## EXERCISE INSTRUCTIONS
Exactly and only the lines from the one containing "Convert this chart to Bokeh code." through the one containing "from bokeh.resources import INLINE" belong in your copy. Pictures do not.

[Figure scripts]
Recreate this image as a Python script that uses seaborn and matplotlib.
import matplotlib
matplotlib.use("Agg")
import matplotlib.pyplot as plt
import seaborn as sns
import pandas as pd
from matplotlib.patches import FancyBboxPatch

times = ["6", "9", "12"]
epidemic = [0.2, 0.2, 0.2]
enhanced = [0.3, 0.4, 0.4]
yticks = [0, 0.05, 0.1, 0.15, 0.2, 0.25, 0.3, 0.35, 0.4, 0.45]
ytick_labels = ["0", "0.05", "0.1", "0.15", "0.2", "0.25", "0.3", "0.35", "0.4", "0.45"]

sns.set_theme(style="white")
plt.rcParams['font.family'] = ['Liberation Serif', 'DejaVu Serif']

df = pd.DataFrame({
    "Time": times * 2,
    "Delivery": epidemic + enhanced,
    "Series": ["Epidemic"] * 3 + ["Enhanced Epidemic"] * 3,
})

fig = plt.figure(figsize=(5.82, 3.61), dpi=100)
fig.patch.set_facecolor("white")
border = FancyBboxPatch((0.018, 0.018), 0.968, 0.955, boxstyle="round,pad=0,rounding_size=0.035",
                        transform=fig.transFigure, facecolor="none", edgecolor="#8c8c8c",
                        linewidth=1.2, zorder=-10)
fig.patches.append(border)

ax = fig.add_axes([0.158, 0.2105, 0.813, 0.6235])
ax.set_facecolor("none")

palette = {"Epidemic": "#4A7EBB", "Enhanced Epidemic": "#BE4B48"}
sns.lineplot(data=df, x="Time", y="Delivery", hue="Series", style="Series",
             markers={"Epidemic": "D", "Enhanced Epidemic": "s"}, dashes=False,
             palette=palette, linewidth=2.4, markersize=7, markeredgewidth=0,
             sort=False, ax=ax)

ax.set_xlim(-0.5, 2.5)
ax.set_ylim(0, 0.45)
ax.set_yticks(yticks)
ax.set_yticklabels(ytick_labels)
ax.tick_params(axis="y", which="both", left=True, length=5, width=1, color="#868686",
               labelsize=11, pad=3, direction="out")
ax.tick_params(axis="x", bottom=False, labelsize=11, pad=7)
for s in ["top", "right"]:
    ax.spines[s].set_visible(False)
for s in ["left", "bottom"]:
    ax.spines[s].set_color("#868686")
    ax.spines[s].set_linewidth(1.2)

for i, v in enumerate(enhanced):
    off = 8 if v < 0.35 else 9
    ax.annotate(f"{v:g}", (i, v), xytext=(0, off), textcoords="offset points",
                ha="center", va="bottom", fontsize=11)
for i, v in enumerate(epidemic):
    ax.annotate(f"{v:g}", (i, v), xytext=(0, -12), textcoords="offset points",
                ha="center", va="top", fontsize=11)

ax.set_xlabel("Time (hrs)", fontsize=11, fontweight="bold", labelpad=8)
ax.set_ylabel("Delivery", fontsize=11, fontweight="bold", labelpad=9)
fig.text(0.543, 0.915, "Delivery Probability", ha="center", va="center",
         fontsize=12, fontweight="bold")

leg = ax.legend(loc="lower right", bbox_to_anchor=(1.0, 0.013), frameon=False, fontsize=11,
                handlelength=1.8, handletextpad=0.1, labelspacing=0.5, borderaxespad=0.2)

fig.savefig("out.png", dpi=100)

==

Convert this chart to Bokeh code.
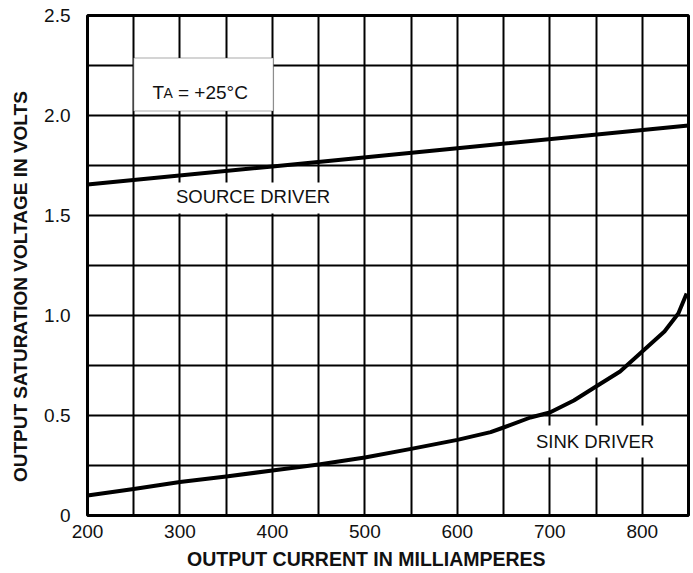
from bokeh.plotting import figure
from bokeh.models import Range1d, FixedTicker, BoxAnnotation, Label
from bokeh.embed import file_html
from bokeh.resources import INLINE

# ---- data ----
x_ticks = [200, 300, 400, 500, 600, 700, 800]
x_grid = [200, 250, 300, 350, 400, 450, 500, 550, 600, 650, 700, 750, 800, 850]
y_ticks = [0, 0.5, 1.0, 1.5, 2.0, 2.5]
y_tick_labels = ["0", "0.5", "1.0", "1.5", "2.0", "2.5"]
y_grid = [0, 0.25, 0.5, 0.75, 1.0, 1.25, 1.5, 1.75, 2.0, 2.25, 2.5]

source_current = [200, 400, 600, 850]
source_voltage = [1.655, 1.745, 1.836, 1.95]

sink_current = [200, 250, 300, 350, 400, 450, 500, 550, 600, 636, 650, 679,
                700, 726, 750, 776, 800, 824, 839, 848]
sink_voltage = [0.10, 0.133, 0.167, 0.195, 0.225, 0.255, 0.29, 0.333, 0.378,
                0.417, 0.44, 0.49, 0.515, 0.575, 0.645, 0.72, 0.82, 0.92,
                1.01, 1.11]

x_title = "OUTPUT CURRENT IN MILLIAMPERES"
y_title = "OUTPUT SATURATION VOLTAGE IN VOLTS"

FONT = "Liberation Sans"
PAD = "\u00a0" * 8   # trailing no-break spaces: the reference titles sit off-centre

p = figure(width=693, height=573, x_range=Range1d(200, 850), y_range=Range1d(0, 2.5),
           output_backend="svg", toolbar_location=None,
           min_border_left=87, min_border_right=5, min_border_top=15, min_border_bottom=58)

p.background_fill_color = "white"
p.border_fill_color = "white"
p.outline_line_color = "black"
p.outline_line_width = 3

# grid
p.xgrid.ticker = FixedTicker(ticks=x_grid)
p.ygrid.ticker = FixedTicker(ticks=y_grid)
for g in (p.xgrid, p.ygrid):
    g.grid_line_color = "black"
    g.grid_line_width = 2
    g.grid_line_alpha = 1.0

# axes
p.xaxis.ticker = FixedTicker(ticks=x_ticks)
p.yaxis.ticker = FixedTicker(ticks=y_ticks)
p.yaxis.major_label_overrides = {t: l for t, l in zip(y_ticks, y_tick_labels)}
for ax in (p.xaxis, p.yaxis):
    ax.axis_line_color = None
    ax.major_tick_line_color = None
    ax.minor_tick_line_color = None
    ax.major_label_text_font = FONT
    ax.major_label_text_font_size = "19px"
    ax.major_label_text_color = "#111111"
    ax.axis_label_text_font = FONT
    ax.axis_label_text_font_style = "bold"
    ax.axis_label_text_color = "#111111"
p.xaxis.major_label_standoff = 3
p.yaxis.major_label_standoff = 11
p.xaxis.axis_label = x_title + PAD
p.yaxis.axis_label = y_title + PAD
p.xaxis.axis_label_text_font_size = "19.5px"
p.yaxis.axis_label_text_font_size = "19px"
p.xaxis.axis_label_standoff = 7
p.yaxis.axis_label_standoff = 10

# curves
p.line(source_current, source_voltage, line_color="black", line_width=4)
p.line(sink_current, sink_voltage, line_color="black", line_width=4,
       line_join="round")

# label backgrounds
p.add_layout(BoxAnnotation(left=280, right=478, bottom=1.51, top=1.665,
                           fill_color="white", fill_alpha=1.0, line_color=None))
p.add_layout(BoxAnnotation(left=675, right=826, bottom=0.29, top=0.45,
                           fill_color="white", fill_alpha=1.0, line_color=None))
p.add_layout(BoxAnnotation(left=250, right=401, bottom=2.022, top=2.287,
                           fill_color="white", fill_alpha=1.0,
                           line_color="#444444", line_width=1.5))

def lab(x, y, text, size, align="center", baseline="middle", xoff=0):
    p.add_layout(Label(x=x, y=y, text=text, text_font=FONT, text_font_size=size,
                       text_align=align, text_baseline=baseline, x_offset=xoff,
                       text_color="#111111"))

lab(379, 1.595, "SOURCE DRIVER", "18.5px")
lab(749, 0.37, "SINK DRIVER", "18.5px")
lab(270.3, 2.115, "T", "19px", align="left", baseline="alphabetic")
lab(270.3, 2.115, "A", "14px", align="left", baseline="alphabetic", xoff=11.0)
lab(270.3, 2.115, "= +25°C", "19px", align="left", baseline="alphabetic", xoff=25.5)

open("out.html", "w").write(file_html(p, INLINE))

==

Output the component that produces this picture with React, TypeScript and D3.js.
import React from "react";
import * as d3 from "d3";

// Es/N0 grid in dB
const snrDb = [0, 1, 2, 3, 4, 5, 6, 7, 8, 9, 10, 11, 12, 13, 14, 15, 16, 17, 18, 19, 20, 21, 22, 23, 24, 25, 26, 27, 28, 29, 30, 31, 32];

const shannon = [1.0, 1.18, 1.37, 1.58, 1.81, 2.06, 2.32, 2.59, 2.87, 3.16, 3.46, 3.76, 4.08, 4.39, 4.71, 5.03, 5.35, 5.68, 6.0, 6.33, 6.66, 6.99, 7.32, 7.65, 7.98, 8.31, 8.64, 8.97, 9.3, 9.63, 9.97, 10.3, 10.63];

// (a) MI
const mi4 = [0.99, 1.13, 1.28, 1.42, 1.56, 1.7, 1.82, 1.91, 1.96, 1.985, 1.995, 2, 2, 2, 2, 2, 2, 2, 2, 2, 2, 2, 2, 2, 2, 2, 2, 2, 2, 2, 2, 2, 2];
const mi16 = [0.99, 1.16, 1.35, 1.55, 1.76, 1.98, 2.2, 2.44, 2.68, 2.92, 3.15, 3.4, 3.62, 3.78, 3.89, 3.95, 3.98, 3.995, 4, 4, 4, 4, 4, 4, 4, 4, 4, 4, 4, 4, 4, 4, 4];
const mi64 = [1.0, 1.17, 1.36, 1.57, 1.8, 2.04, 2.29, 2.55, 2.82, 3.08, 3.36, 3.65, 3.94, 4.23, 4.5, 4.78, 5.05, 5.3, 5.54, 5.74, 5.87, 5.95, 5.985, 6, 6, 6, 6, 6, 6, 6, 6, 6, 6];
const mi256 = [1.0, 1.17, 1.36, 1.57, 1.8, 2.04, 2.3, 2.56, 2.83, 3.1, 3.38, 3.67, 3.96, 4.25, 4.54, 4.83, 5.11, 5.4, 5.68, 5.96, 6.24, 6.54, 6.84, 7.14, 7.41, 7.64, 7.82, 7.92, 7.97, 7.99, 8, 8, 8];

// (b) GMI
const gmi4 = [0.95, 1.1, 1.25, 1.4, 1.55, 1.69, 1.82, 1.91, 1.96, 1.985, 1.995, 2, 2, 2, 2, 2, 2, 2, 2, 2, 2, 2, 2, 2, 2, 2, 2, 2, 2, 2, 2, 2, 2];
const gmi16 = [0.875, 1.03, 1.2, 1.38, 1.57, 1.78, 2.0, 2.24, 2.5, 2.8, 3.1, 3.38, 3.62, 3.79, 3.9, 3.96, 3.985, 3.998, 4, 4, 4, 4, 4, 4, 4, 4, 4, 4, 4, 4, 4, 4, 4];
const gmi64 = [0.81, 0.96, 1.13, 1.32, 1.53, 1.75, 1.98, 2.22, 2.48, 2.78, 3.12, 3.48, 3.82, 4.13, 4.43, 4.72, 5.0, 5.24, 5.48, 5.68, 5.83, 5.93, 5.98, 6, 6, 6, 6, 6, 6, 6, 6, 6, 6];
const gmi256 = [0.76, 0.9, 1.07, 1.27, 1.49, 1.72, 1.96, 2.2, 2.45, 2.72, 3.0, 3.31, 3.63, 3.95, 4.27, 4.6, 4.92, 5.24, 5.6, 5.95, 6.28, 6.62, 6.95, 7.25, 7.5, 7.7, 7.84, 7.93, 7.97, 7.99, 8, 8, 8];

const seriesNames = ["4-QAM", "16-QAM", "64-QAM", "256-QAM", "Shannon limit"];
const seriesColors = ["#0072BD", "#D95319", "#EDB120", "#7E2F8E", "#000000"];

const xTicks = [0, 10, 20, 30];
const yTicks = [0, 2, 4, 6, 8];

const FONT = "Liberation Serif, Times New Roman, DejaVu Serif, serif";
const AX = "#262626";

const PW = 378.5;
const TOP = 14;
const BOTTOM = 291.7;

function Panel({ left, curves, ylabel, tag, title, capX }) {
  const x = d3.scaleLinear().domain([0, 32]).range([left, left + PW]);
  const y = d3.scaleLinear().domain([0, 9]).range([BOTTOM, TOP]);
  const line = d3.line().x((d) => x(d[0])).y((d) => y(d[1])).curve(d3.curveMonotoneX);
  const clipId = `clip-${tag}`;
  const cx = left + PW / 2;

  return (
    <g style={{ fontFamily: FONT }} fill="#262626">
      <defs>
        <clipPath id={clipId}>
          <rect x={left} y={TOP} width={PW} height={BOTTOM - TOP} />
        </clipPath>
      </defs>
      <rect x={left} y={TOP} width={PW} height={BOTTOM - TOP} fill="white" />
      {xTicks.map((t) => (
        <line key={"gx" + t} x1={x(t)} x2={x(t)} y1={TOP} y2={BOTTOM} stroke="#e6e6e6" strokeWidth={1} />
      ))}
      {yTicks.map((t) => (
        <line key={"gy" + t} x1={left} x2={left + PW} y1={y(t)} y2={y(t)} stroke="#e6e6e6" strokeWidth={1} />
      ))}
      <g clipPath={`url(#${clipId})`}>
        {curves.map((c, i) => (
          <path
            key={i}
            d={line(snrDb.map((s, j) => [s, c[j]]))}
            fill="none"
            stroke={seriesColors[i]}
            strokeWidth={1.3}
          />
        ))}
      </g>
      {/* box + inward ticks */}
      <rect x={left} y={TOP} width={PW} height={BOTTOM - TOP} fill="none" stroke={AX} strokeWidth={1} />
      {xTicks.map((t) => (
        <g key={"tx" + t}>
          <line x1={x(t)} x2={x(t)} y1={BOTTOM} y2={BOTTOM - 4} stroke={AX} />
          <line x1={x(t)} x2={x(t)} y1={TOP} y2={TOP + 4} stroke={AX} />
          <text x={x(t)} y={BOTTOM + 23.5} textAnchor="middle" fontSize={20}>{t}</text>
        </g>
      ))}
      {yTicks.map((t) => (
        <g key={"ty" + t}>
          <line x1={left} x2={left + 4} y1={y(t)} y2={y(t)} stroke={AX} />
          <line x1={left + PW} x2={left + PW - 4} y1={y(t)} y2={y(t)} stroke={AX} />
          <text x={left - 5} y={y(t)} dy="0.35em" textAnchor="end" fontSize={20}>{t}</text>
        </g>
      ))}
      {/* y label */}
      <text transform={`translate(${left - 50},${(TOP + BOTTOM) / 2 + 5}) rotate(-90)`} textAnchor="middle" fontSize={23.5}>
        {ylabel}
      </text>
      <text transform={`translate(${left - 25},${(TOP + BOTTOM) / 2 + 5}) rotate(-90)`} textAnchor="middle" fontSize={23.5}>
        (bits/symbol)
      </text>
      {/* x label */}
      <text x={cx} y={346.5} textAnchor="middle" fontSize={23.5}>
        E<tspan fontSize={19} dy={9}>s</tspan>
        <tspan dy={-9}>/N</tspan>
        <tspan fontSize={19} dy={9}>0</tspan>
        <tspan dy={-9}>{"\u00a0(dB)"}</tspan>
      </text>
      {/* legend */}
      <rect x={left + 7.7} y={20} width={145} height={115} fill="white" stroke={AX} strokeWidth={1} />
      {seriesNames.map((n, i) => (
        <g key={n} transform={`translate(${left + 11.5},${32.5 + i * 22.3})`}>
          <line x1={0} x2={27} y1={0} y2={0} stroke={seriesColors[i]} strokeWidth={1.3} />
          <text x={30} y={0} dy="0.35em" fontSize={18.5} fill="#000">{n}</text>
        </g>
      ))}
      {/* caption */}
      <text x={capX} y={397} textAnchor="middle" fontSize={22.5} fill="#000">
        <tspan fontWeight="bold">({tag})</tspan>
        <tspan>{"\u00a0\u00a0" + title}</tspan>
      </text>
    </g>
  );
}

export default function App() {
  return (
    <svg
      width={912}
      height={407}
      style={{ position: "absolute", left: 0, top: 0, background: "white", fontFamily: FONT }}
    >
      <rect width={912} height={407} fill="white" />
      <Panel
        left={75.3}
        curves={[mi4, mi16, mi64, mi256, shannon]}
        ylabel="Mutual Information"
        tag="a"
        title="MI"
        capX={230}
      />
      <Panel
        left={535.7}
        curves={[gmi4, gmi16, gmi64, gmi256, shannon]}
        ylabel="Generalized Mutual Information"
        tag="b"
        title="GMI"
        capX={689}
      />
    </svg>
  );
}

## EXPECTED ANSWER
Convert this chart to Bokeh code.
from bokeh.plotting import figure
from bokeh.models import Range1d, FixedTicker, BoxAnnotation, Label
from bokeh.embed import file_html
from bokeh.resources import INLINE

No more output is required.